Khe Sanh Combat Base was a United States Marine Corps outpost in South Vietnam 16°39′16″N, 106°43′51″E (MGRS 48QXD850418) used during the Vietnam War. The airstrip was built in September 1962. Fighting began there in late April of 1967 known as the "Hill Fights", which later expanded into the 1968 Battle of Khe Sanh. U.S. commanders hoped that the North Vietnamese Army would attempt to repeat their famous victory at the Battle of Dien Bien Phu, and the battle ended as a failure for the North Vietnamese Army. The defense of Khe Sanh became one of the largest sieges of the war and commanded heavy international attention in the media one of several climactic phases of the Tet Offensive. On July 5, 1968, Khe Sanh was abandoned, the U.S. Army citing the vulnerability of the base to enemy artillery. However, the closure permitted the 3rd Marine Division to construct mobile firebase operations along the northern border area.

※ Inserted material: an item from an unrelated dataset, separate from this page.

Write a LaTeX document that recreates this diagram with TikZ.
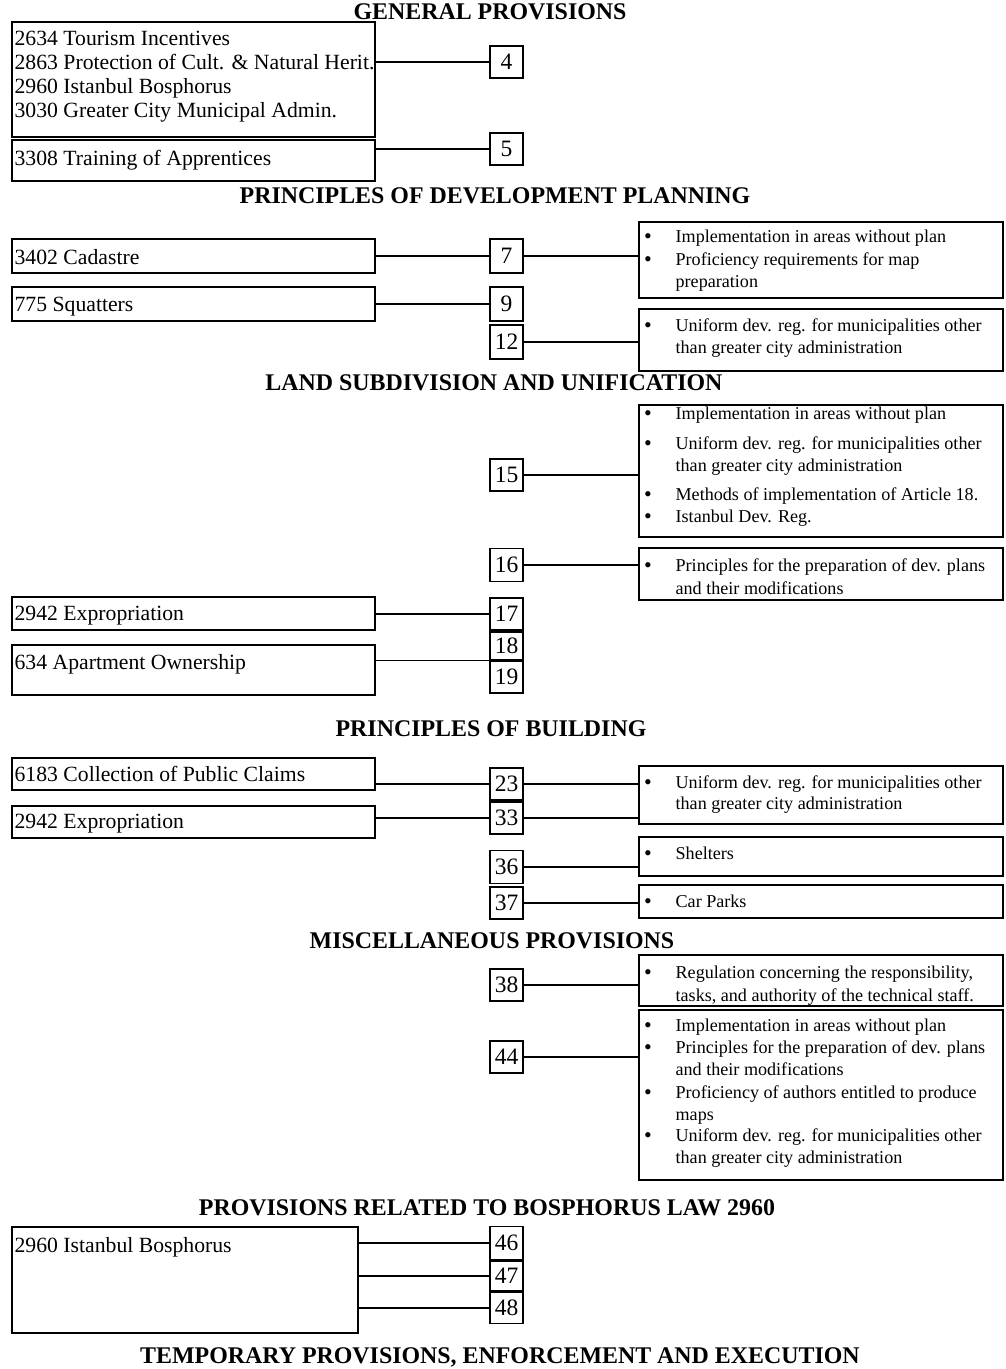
\documentclass[tikz,border=0pt]{standalone}
\usepackage{fontspec}
\setmainfont{Liberation Serif}
\usetikzlibrary{fit}
\newcommand{\bl}[3]{\node[bul] (#1b) at (648,#2) {\textbullet}; \node[rtext] (#1) at (675,#2) {#3};}
\newcommand{\cl}[3]{\node[rtext] (#1) at (675,#2) {#3};}
\newcommand{\nbox}[4]{\node[numbox, minimum height=#3pt] (#1) at (506.5,#2) {#4};}
\newcommand{\rect}[5]{\node[frame, fit={(#2,#3)(#4,#5)}] (#1) {};}
\begin{document}
\begin{tikzpicture}[x=1pt,y=-1pt, line width=1.3pt,
 frame/.style={draw, inner sep=0pt},
 numbox/.style={draw, inner sep=0pt, minimum width=33pt, font=\fontsize{23.5}{24}\selectfont, text height=15.9pt, text depth=0pt},
 ltext/.style={anchor=west, inner sep=0pt, font=\fontsize{21.7}{24}\selectfont, text height=14.4pt, text depth=0pt},
 rtext/.style={anchor=west, inner sep=0pt, font=\fontsize{18.1}{22}\selectfont, text height=12pt, text depth=0pt},
 bul/.style={anchor=center, inner sep=0pt, font=\fontsize{22}{22}\selectfont, text height=14.6pt, text depth=0pt},
 head/.style={inner sep=0pt, font=\fontsize{23.9}{24}\selectfont\bfseries, text height=15.8pt, text depth=0pt}]
\useasboundingbox (0,0) rectangle (1005,1369);

% headings
\node[head] (h1) at (490,12) {GENERAL PROVISIONS};
\node[head] (h2) at (495,196) {PRINCIPLES OF DEVELOPMENT PLANNING};
\node[head] (h3) at (494,383) {LAND SUBDIVISION AND UNIFICATION};
\node[head] (h4) at (491,729) {PRINCIPLES OF BUILDING};
\node[head] (h5) at (492,941) {MISCELLANEOUS PROVISIONS};
\node[head] (h6) at (487,1208) {PROVISIONS RELATED TO BOSPHORUS LAW 2960};
\node[head] (h7) at (500,1356) {TEMPORARY PROVISIONS, ENFORCEMENT AND EXECUTION};

% left boxes
\rect{LA}{12}{22}{375}{137}
\node[ltext] (la1) at (14,38) {2634 Tourism Incentives};
\node[ltext] (la2) at (14,62) {2863 Protection of Cult. \& Natural Herit.};
\node[ltext] (la3) at (14,86) {2960 Istanbul Bosphorus};
\node[ltext] (la4) at (14,110) {3030 Greater City Municipal Admin.};
\rect{LB}{12}{140}{375}{181}
\node[ltext] (lb1) at (14,158) {3308 Training of Apprentices};
\rect{Lcad}{12}{239}{375}{273}
\node[ltext] (lc1) at (14,257) {3402 Cadastre};
\rect{Lsq}{12}{287}{375}{321}
\node[ltext] (ls1) at (14,304) {775 Squatters};
\rect{Lexpa}{12}{597}{375}{630}
\node[ltext] (le1) at (14,613) {2942 Expropriation};
\rect{Lapt}{12}{645}{375}{695}
\node[ltext] (lp1) at (14,662) {634 Apartment Ownership};
\rect{Lcol}{12}{758}{375}{790}
\node[ltext] (lo1) at (14,774) {6183 Collection of Public Claims};
\rect{Lexpb}{12}{806}{375}{838}
\node[ltext] (lf1) at (14,821) {2942 Expropriation};
\rect{Lbos}{12}{1227}{358}{1333}
\node[ltext] (lx1) at (14,1245) {2960 Istanbul Bosphorus};

% number boxes
\nbox{n4}{62}{32}{4}
\nbox{n5}{149}{32}{5}
\nbox{n7}{256}{34}{7}
\nbox{n9}{304}{34}{9}
\nbox{n12}{342}{34}{12}
\nbox{n15}{475}{32}{15}
\nbox{n16}{565}{33}{16}
\nbox{n17}{614}{32}{17}
\nbox{n18}{646}{28}{18}
\nbox{n19}{677}{32}{19}
\nbox{n23}{784}{32}{23}
\nbox{n33}{818}{32}{33}
\nbox{n36}{867}{33}{36}
\nbox{n37}{903}{32}{37}
\nbox{n38}{985}{32}{38}
\nbox{n44}{1057}{32}{44}
\nbox{n46}{1243}{33}{46}
\nbox{n47}{1276}{30}{47}
\nbox{n48}{1308}{31}{48}

% right boxes
\rect{R1}{639}{222}{1003}{298}
\bl{r1a}{236}{Implementation in areas without plan}
\bl{r1b}{259}{Proficiency requirements for map}
\cl{r1c}{281}{preparation}
\rect{R2}{639}{309}{1003}{371}
\bl{r2a}{325}{Uniform dev. reg. for municipalities other}
\cl{r2b}{347}{than greater city administration}
\rect{R3}{639}{405}{1003}{537}
\bl{r3a}{413}{Implementation in areas without plan}
\bl{r3b}{443}{Uniform dev. reg. for municipalities other}
\cl{r3c}{465}{than greater city administration}
\bl{r3d}{494}{Methods of implementation of Article 18.}
\bl{r3e}{516}{Istanbul Dev. Reg.}
\rect{R4}{639}{548}{1003}{600}
\bl{r4a}{565}{Principles for the preparation of dev. plans}
\cl{r4b}{588}{and their modifications}
\rect{R5}{639}{766}{1003}{824}
\bl{r5a}{782}{Uniform dev. reg. for municipalities other}
\cl{r5b}{803}{than greater city administration}
\rect{R6}{639}{837}{1003}{876}
\bl{r6a}{853}{Shelters}
\rect{R7}{639}{885}{1003}{918}
\bl{r7a}{901}{Car Parks}
\rect{R8}{639}{955}{1003}{1006}
\bl{r8a}{972}{Regulation concerning the responsibility,}
\cl{r8b}{995}{tasks, and authority of the technical staff.}
\rect{R9}{639}{1010}{1003}{1180}
\bl{r9a}{1025}{Implementation in areas without plan}
\bl{r9b}{1047}{Principles for the preparation of dev. plans}
\cl{r9c}{1069}{and their modifications}
\bl{r9d}{1092}{Proficiency of authors entitled to produce}
\cl{r9e}{1114}{maps}
\bl{r9f}{1135}{Uniform dev. reg. for municipalities other}
\cl{r9g}{1157}{than greater city administration}

% connectors
\draw (LA.east |- n4.west) -- (n4.west);
\draw (LB.east |- n5.west) -- (n5.west);
\draw (Lcad.east |- n7.west) -- (n7.west);
\draw (n7.east) -- (R1.west |- n7.east);
\draw (Lsq.east |- n9.west) -- (n9.west);
\draw (n12.east) -- (R2.west |- n12.east);
\draw (n15.east) -- (R3.west |- n15.east);
\draw (n16.east) -- (R4.west |- n16.east);
\draw (Lexpa.east |- n17.west) -- (n17.west);
\draw (Lapt.east |- n18.south west) -- (n18.south west);
\draw (Lcol.east |- n23.west) -- (n23.west);
\draw (n23.east) -- (R5.west |- n23.east);
\draw (Lexpb.east |- n33.west) -- (n33.west);
\draw (n33.east) -- (R5.west |- n33.east);
\draw (n36.east) -- (R6.west |- n36.east);
\draw (n37.east) -- (R7.west |- n37.east);
\draw (n38.east) -- (R8.west |- n38.east);
\draw (n44.east) -- (R9.west |- n44.east);
\draw (Lbos.east |- n46.west) -- (n46.west);
\draw (Lbos.east |- n47.west) -- (n47.west);
\draw (Lbos.east |- n48.west) -- (n48.west);
\end{tikzpicture}
\end{document}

In 1971 Khe Sanh was reactivated to support Operation Lam Son 719, the South Vietnamese incursion into Laos. It was abandoned again sometime in 1972. In March 1973, American officials in Saigon reported that North Vietnamese troops had rebuilt the old airstrip at Khe Sanh and were using it for courier flights into the south. Today Khe Sanh Combat Base is a museum where relics of the war are exhibited. Most of the former base is now overgrown by wilderness or coffee and banana plants. However, to this day nothing will grow on the airstrip itself.